From the Department of Otolaryngology (Mr Gillespie and Drs Flint and Eisele) and the Johns Hopkins Sleep Disorders Center, Division of Pulmonary and Critical Care Medicine, Department of Medicine (Drs Smith and Schwartz), The Johns Hopkins Medical Institutions, Baltimore, Md.

Arch Otolaryngol Head Neck Surg. 1995;121(3):335-339. doi:10.1001/archotol.1995.01890030063010

To determine the mechanism for obstructive sleep apnea in two patients with clinical abnormalities of laryngeal function, airflow dynamics during sleep were analyzed. The site of airway obstruction was assessed by examining pressure gradients across specific airway segments. The relation between maximal inspiratory airflow and nasal pressure was analyzed to determine (1) the critical pressure, a measure of the collapsibility of the laryngeal airway, and (2) the effect of nasal continuous positive airway pressure on airflow during sleep.

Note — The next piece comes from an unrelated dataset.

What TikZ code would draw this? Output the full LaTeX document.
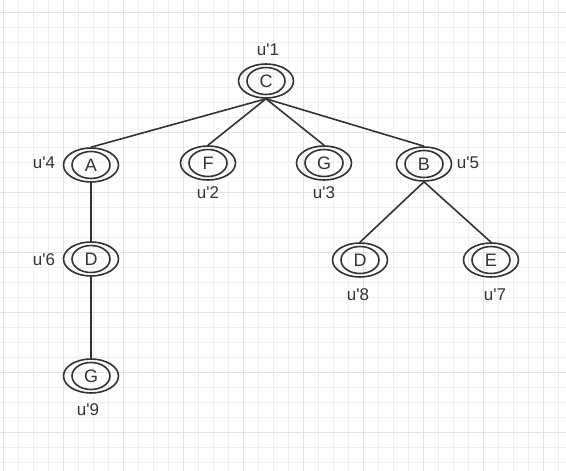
\documentclass[tikz,border=0pt]{standalone}
\usepackage{fontspec}
\setmainfont{Liberation Sans}
\usetikzlibrary{shapes.geometric}
\definecolor{ink}{HTML}{333333}
\definecolor{gridminor}{HTML}{EFEFEF}
\definecolor{gridmajor}{HTML}{E2E2E2}
\tikzset{
  vertex/.style={ellipse, draw=ink, line width=1.6pt, minimum width=55pt,
    minimum height=34pt, inner sep=0pt, text=ink,
    font=\fontsize{18}{21}\selectfont,
    path picture={\draw[ink, line width=1.6pt] (path picture bounding box.center)
      ellipse (19pt and 13.5pt);}},
  tag/.style={text=ink, inner sep=0pt, font=\fontsize{17}{20}\selectfont},
  branch/.style={draw=ink, line width=1.6pt}
}
\newcommand{\lbl}[1]{u\textquotesingle#1}
\begin{document}
\begin{tikzpicture}[x=1pt, y=-1pt]
    \useasboundingbox (0,0) rectangle (566,471);
    % Grid
    \foreach \x in {3,18,...,565} \draw[gridminor, line width=1pt] (\x,0) -- (\x,471);
    \foreach \y in {12,27,...,470} \draw[gridminor, line width=1pt] (0,\y) -- (566,\y);
    \foreach \x in {3,63,...,565} \draw[gridmajor, line width=1pt] (\x,0) -- (\x,471);
    \foreach \y in {12,72,...,470} \draw[gridmajor, line width=1pt] (0,\y) -- (566,\y);
    % Nodes
    \node[vertex] (C) at (266,81) {C};
    \node[vertex] (A) at (91,165) {A};
    \node[vertex] (F) at (208,163) {F};
    \node[vertex] (G1) at (324,163) {G};
    \node[vertex] (B) at (424,164) {B};
    \node[vertex] (D1) at (91,259) {D};
    \node[vertex] (D2) at (360,260) {D};
    \node[vertex] (E) at (491,260) {E};
    \node[vertex] (G2) at (91,376) {G};
    % Labels
    \node[tag] (l1) at (268,50) {\lbl{1}};
    \node[tag] (l4) at (44,163) {\lbl{4}};
    \node[tag] (l2) at (208,193) {\lbl{2}};
    \node[tag] (l3) at (324,193) {\lbl{3}};
    \node[tag] (l5) at (468,163) {\lbl{5}};
    \node[tag] (l6) at (44,260) {\lbl{6}};
    \node[tag] (l8) at (358,295) {\lbl{8}};
    \node[tag] (l7) at (495,295) {\lbl{7}};
    \node[tag] (l9) at (88,410) {\lbl{9}};
    % Edges
    \draw[branch] (C.south) -- (A.north);
    \draw[branch] (C.south) -- (F.north);
    \draw[branch] (C.south) -- (G1.north);
    \draw[branch] (C.south) -- (B.north);
    \draw[branch] (A) -- (D1);
    \draw[branch] (D1) -- (G2);
    \draw[branch] (B.south) -- (D2.north);
    \draw[branch] (B.south) -- (E.north);
\end{tikzpicture}
\end{document}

Large inspiratory pressure gradients developed during sleep between the supraglottic and pleural spaces, indicating that collapse had occurred in the larynx. Elevated critical pressures of —6.4 and +1.2 cm H2O, respectively, occurred in the two patients. When the nasal pressure was raised to 10 cm H2O, normal levels of tidal airflow occurred, and obstructive apneas were eliminated. These findings indicate that sleep apnea was caused by laryngeal airflow obstruction that resulted from elevations in the collapsibility of the larynx. The response to nasal continuous positive airway pressure suggested that laryngeal sleep apnea was similar to pharyngeal sleep apnea in pathophysiologic characteristic and response to treatment.